Оказывается, волнение мое было необоснованно. Максентий де Горд нашел бы это в порядке вещей и при случае отплатил бы тем же. К тому же при жизни он, не стесняясь, подсмеивался над Жерноном, его кашне, соломенной шляпой, привычками скряги. Действительно, Максентий де Горд и Жернон терпеть не могли друг друга. В особенности Жернон завидовал успеху Максентия де Горда, которого очень любили дамы. Жернон упрекал его в том, что он низкий развратник и теряет время на интриги с женщинами. Не то что он, Жернон, который умел противостоять страстям и никогда не изменил г-же Жернон, хотя та была достаточно уродлива!
При упоминании о женщинах глаза старого Феллера засверкали из-за стекол очков. Кто знает, может быть, в конце концов, и Феллер в свое время был любителем прекрасного пола? Пристрастие это могло бы объяснить его будуар, обитый шелком, оттоманку, вид дома свиданий, который имела его квартира. Может быть, помещение это для него населено любезными призраками? Может быть, сохранившаяся привычка к мелочной опрятности указывает на прошлое, полное любовных похождений? Феллер очень следит за собою. Белье у него всегда тонкое и чистое.
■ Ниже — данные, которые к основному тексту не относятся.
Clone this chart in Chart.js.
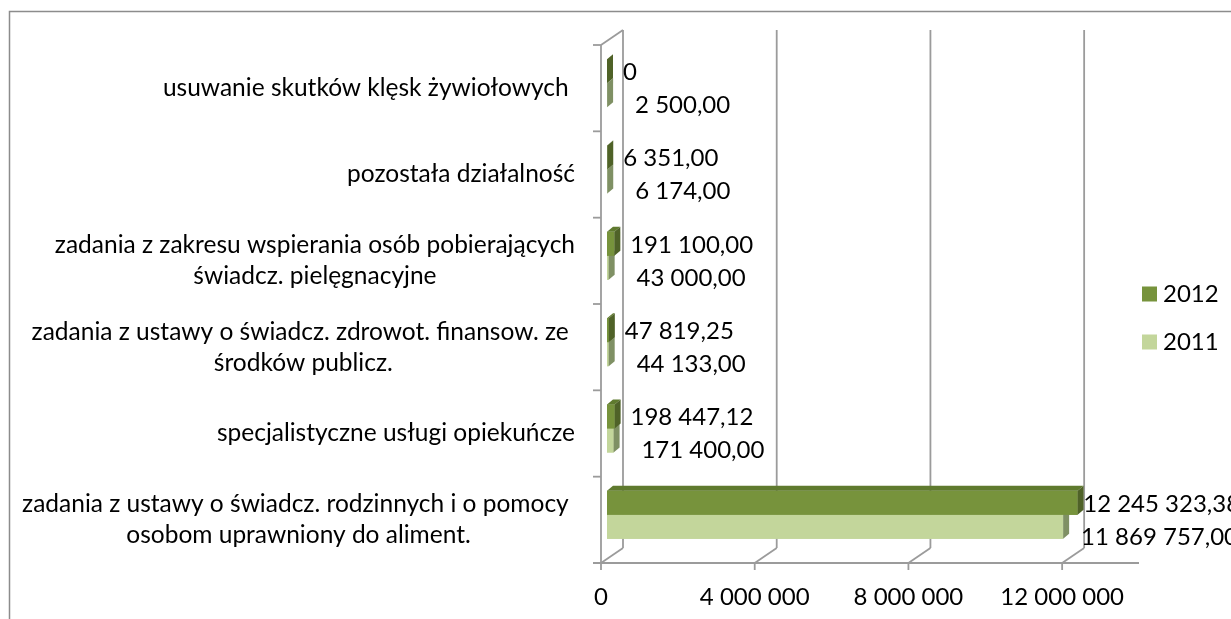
<!DOCTYPE html>
<html>
<head>
<meta charset="utf-8">
<script src="https://cdn.jsdelivr.net/npm/chart.js@4.4.0/dist/chart.umd.min.js"></script>
<style>
    html, body { margin: 0; padding: 0; background: #fff; }
    #wrap { width: 1231px; height: 619px; }
</style>
</head>
<body>
<div id="wrap"><canvas id="chart" width="1231" height="619"></canvas></div>
<script>
const categories = [
    ['usuwanie skutków klęsk żywiołowych '],
    ['pozostała działalność'],
    ['zadania z zakresu wspierania osób pobierających', 'świadcz. pielęgnacyjne'],
    ['zadania z ustawy o świadcz. zdrowot. finansow. ze ', 'środków publicz.'],
    ['specjalistyczne usługi opiekuńcze'],
    ['zadania z ustawy o świadcz. rodzinnych i o pomocy ', 'osobom uprawniony do aliment.']
];
const values2012 = [0, 6351.00, 191100.00, 47819.25, 198447.12, 12245323.38];
const values2011 = [2500.00, 6174.00, 43000.00, 44133.00, 171400.00, 11869757.00];
const seriesNames = ['2012', '2011'];
const axisTicks = [0, 4000000, 8000000, 12000000];
const axisMax = 14000000;

const FONT = 'Lato, "Liberation Sans", sans-serif';
const FONT_SIZE = 24;
// 3D look: walls go back by DX/DY, bars sit BX/BY behind the front plane
const DX = 22, DY = -15;
const BX = 6, BY = -5;

const faces = [
    { front: '#77933c', top: '#5f7a2e', side: '#4f6228' },   // 2012
    { front: '#c3d69b', top: '#a8bc7c', side: '#7f9064' }    // 2011
];

function group(str) {
    return str.replace(/\B(?=(\d{3})+(?!\d))/g, ' ');
}
function fmtInt(v) { return group(String(Math.round(v))); }
function fmtVal(v) {
    if (v === 0) return '0';
    const parts = v.toFixed(2).split('.');
    return group(parts[0]) + ',' + parts[1];
}

const excel3d = {
    id: 'excel3d',
    beforeDraw(chart) {
        const c = chart.ctx;
        c.save();
        c.fillStyle = '#fff';
        c.fillRect(0, 0, chart.width, chart.height);
        c.strokeStyle = '#8c8c8c';
        c.lineWidth = 1.5;
        c.strokeRect(9.5, 11.5, chart.width + 20, chart.height + 20);
        c.restore();
    },
    beforeDatasetsDraw(chart) {
        const c = chart.ctx, a = chart.chartArea, x = chart.scales.x, y = chart.scales.y;
        const fl = a.left - BX, ft = a.top - BY, fb = a.bottom - BY, fr = a.right - BX;
        const line = (x1, y1, x2, y2) => { c.beginPath(); c.moveTo(x1, y1); c.lineTo(x2, y2); c.stroke(); };
        c.save();
        c.strokeStyle = '#9b9b9b';
        c.lineWidth = 1.8;
        // back wall gridlines, floor diagonals, tick marks
        x.ticks.forEach(t => {
            const px = x.getPixelForValue(t.value) - BX;
            line(px + DX, ft + DY, px + DX, fb + DY);
            line(px, fb, px + DX, fb + DY);
            line(px, fb, px, fb + 7);
        });
        // left wall
        line(fl, ft, fl, fb);
        line(fl, ft, fl + DX, ft + DY);
        // floor front edge
        line(fl - 8, fb, fr, fb);
        // category ticks
        for (let i = 0; i <= categories.length; i++) {
            const py = y.getPixelForValue(i - 0.5) - BY;
            line(fl - 8, py, fl, py);
        }
        c.restore();
    },
    afterDatasetsDraw(chart) {
        const c = chart.ctx;
        const metas = [chart.getDatasetMeta(0), chart.getDatasetMeta(1)];

        function box(el, f) {
            const p = el.getProps(['x', 'y', 'base', 'height'], true);
            const top = p.y - p.height / 2, bot = p.y + p.height / 2;
            const l = p.base, r = p.x;
            c.fillStyle = f.front;
            c.fillRect(l, top, r - l, p.height);
            c.fillStyle = f.top;
            c.beginPath();
            c.moveTo(l, top); c.lineTo(r, top); c.lineTo(r + BX, top + BY); c.lineTo(l + BX, top + BY);
            c.closePath(); c.fill();
            c.fillStyle = f.side;
            c.beginPath();
            c.moveTo(r, top); c.lineTo(r + BX, top + BY); c.lineTo(r + BX, bot + BY); c.lineTo(r, bot);
            c.closePath(); c.fill();
        }

        c.save();
        for (let i = 0; i < categories.length; i++) {
            box(metas[1].data[i], faces[1]);
            box(metas[0].data[i], faces[0]);
        }

        // value labels
        c.fillStyle = '#000';
        c.font = FONT_SIZE + 'px ' + FONT;
        c.textAlign = 'left';
        c.textBaseline = 'middle';
        const offs = [{ dx: 16, dy: 1 }, { dx: 28, dy: 10 }];
        metas.forEach((meta, d) => {
            const vals = chart.data.datasets[d].data;
            meta.data.forEach((el, i) => {
                const p = el.getProps(['x', 'y', 'base'], true);
                const lx = p.x + offs[d].dx - 0.022 * (p.x - p.base);
                c.fillText(fmtVal(vals[i]), lx, p.y + offs[d].dy);
            });
        });
        c.restore();
    },
    afterDraw(chart) {
        const c = chart.ctx, a = chart.chartArea, y = chart.scales.y;
        c.save();
        c.fillStyle = '#000';
        c.font = (FONT_SIZE + 0.5) + 'px ' + FONT;
        c.textBaseline = 'middle';
        c.textAlign = 'center';
        // category labels: block right-aligned to the axis, lines centred
        const right = a.left - BX - 26;
        const lh = 31;
        chart.data.labels.forEach((lines, i) => {
            const cy = y.getPixelForValue(i) - BY;
            const w = Math.max(...lines.map(s => c.measureText(s).width));
            const cx = right - w / 2;
            lines.forEach((s, k) => {
                c.fillText(s, cx, cy + (k - (lines.length - 1) / 2) * lh);
            });
        });
        // legend
        c.font = FONT_SIZE + 'px ' + FONT;
        c.textAlign = 'left';
        chart.data.datasets.forEach((ds, d) => {
            const ly = 294 + d * 48;
            c.fillStyle = ds.backgroundColor;
            c.fillRect(1142, ly - 7.5, 15, 15);
            c.fillStyle = '#000';
            c.fillText(ds.label, 1163, ly);
        });
        c.restore();
    }
};

new Chart(document.getElementById('chart').getContext('2d'), {
    type: 'bar',
    data: {
        labels: categories,
        datasets: [
            { label: seriesNames[0], data: values2012, backgroundColor: faces[0].front, borderWidth: 0 },
            { label: seriesNames[1], data: values2011, backgroundColor: faces[1].front, borderWidth: 0 }
        ]
    },
    options: {
        indexAxis: 'y',
        responsive: false,
        animation: false,
        layout: { padding: { top: 40, right: 86, bottom: 0, left: 0 } },
        datasets: { bar: { categoryPercentage: 0.556, barPercentage: 1.0 } },
        scales: {
            x: {
                min: 0,
                max: axisMax,
                grid: { display: false, drawTicks: false },
                border: { display: false },
                afterBuildTicks: s => { s.ticks = axisTicks.map(v => ({ value: v })); },
                afterFit: s => { s.height = 61; },
                ticks: {
                    labelOffset: -BX,
                    padding: 25,
                    maxRotation: 0,
                    autoSkip: false,
                    color: '#000',
                    font: { family: FONT, size: FONT_SIZE },
                    callback: v => fmtInt(v)
                }
            },
            y: {
                grid: { display: false, drawTicks: false },
                border: { display: false },
                ticks: { display: false },
                afterFit: s => { s.width = 607; }
            }
        },
        plugins: { legend: { display: false }, tooltip: { enabled: false } }
    },
    plugins: [excel3d]
});
</script>
</body>
</html>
Когда я прощался, он захотел проводить меня до дверей. Проходя по одной из гостиных, я заметил флейту, заботливо помещенную в одну из витрин и покоящуюся на шелковой подушке. Видя, что я разглядываю инструмент, Феллер остановился и сказал мне с неподражаемой интонацией: "Это, юный друг мой, воспоминание прошлого, моя студенческая флейта. Я ведь был отличным флейтистом и в университете не имел себе равных. Я задавал маленькие концерты при луне под окнами прекрасной графини Янишки". Потом прибавил: "Я был очень влюблен, молодой человек, в графиню, очень влюблен". Приступ кашля прервал его слова, и он со смехом захлопнул дверь у меня под носом.
12 января
Вот что мне приснилось. Зала в старинном замке. Я не знаю, где находится этот замок, но такое впечатление, будто он в какой-нибудь отдаленной части Германии. Окружен он большим парком; он виден мне из окна, у которого я сижу. Через стекла, такие старые, что с них сошел будто весь глянец, я различаю купы деревьев, цветники, пруды. Тянутся широкие лужайки, на которых пасутся домашние животные. Там есть коровы, овцы, козы, олени, а посреди них кичится большой белый слон, на спине у которого красный чепрак. Но все эти животные неподвижны, так как сделаны они из фарфора и похожи на тех, что стоят по этажеркам в комнате, в которой я нахожусь. Комната эта во всем, кроме размеров, похожа на гостиную г-на Феллера. Только она так громадна, что мне не видно, где она кончается, а потолок так высок, что теряется в каком-то тумане. У меня такое впечатление, что вокруг этой комнаты много других, таких же огромных. Около моего кресла мозаичный столик, и на нем лежит хрустальная флейта. Я смотрю на нее, и мне кажется, что она кого-то ждет. Я не ошибся. Вскоре я слышу, как отворяются двери, и вижу, как через эти двери приближается г-н Феллер. В руке он держит большой ключ и дает мне знак, чтобы я молчал. Вот он совсем около меня, вставляет ключ в спинку моего кресла и принимается заводить механизм, причем пронзительно скрипит какая-то пружина. Тотчас же хрустальная флейта поднимается и сама вкладывается в мои руки, которые подносят ее к губам.